The first was about an area in Niigata Prefecture where they have traditional bull fights. These fights are between two bulls, and they are primarily a Shinto ceremony, so they are not allowed to go on long enough for there to be a winner, or for either of the bulls to get injured. The purification and prayers for safety are carried out by the priests of Isurugi Jinja. At the jinja, there is a very simple wooden model of a bull (it’s basically a cylinder of wood with a U-shaped branch attached to look like horns — there is some minimal shaping of the front), which people rub for luck. They also throw rings, made to resemble the collars used to lead bulls, onto it, and use the number that loop over it to determine how lucky they will be in something — love, business, or whatever.
The second was about a “cow matsuri” held on Iki Island, off the coast of Kyushu. (The island is part of Nagasaki Prefecture.) The main event of this matsuri is a parade, led by a taiko drum, and followed by two papier maché cows (not exactly papier maché, I think, but it sounds very similar), and a children’s cow mikoshi.

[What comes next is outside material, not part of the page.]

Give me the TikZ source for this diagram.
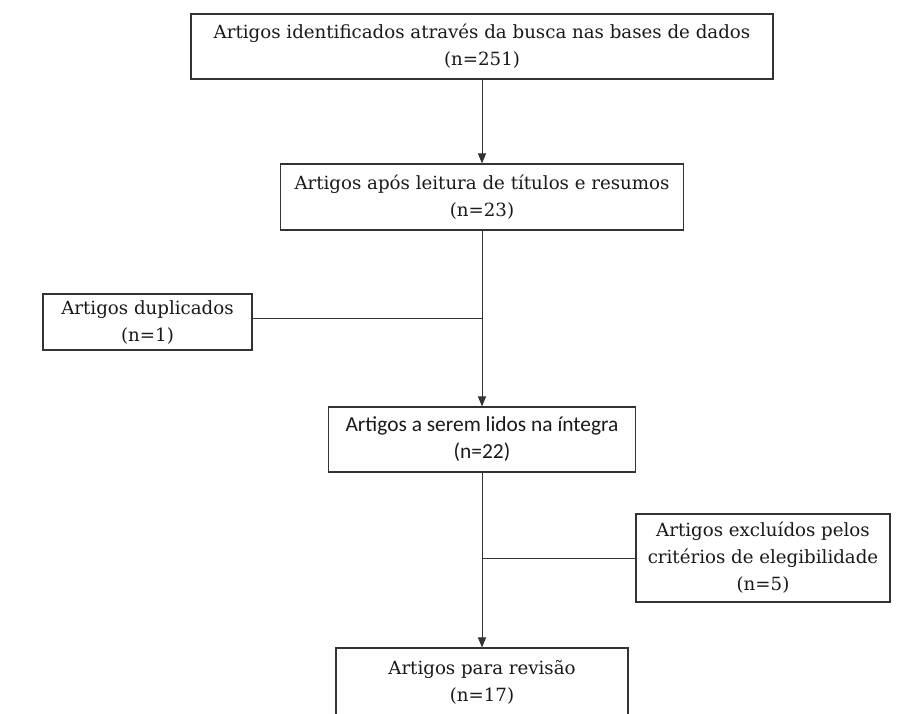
\documentclass[tikz,border=0pt]{standalone}
\usepackage{fontspec}
\setmainfont{DejaVu Serif}
\newfontfamily\stagesans{Carlito}
\usepackage{xcolor}
\definecolor{box-line}{HTML}{333333}
\usetikzlibrary{arrows.meta}

\begin{document}
\begin{tikzpicture}[x=1pt, y=-1pt, every node/.style={font=\fontsize{18.2}{27}\selectfont, text=black!90},
    stage/.style={draw=box-line, line width=1.1pt, align=center, inner sep=0pt},
    link/.style={line width=1pt, color=box-line},
    >={Triangle[width=8pt, length=10pt]}]
      \useasboundingbox (0, 0) rectangle (917, 713);
      \node[stage, minimum width=582pt, minimum height=65pt] (s0) at (482, 46.5) {Artigos identificados através da busca nas bases de dados\\(n=251)};
      \node[stage, minimum width=403pt, minimum height=66pt] (s1) at (482, 197) {Artigos após leitura de títulos e resumos\\(n=23)};
      \node[stage, minimum width=209pt, minimum height=56pt] (dup) at (147.5, 322) {Artigos duplicados\\(n=1)};
      \node[stage, minimum width=307pt, minimum height=65pt, font=\stagesans\fontsize{21.4}{27}\selectfont] (s2) at (482, 439.5) {Artigos a serem lidos na íntegra\\(n=22)};
      \node[stage, minimum width=254pt, minimum height=88pt] (excl) at (763, 558) {Artigos excluídos pelos\\critérios de elegibilidade\\(n=5)};
      \node[stage, minimum width=292pt, minimum height=68pt] (s3) at (482, 682) {Artigos para revisão\\(n=17)};
      \draw[->, link] (s0.south) -- (s1.north);
      \draw[->, link] (s1.south) -- (s2.north);
      \draw[->, link] (s2.south) -- (s3.north);
      \draw[link] ([yshift=4pt]dup.east) -- ([yshift=4pt]dup.east -| s1.south);
      \draw[link] (excl.west) -- (excl.west -| s2.south);
    \end{tikzpicture}
\end{document}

This matsuri was held for the Cow Jinja, which was founded in the seventeenth century after a pestilence killed many cattle on the island. The jinja seemed to halt the disease, so the matsuri was instituted to offer thanks. Cow Jinja (Ushi Jinja) no longer exists independently, because the government merged it into another local jinja (Tsu Jinja) early in the twentieth century, but the matsuri continues. It had to be cancelled last year, because of the pandemic, but I suspect that they will find some way to hold it this year — it is the year of the cow, after all.
The last was perhaps the most interesting. It was about the Takachiho Yokagura, a very famous cycle of kagura (sacred dances) held at night in the Takachiho region of southern Kyushu. This is the area where Ninigi-no-Mikoto, the ancestor of the Tennō, is supposed to have descended to earth, and the 33 kagura dances retell much of that legend, in addition to some other kagura with more ritual meaning.
The article was about the mask used in one of the dances, Nokatano at Ishikami Jinja. This mask is a red oni mask, and it has two cow’s horns, which is the connection with cows. Apparently, it is the only horned mask used in the Takachiho kagura. The interesting point, however, is that it is one of the masks known as “Omotë-sama”. These masks are, apparently, themselves honoured as kami. They are normally kept, and venerated, on the kamidana of the households that look after them. When they are needed for the kagura, they are formally venerated before being removed from the kamidana and handed over to the dancer, and when the dance finishes they are replaced on the kamidana.
I suspect that there is no agreed answer to the specific questions one might want to ask about what this means, but we can say that, in this kagura, the dancers wear the kami in order to play the role of the kami.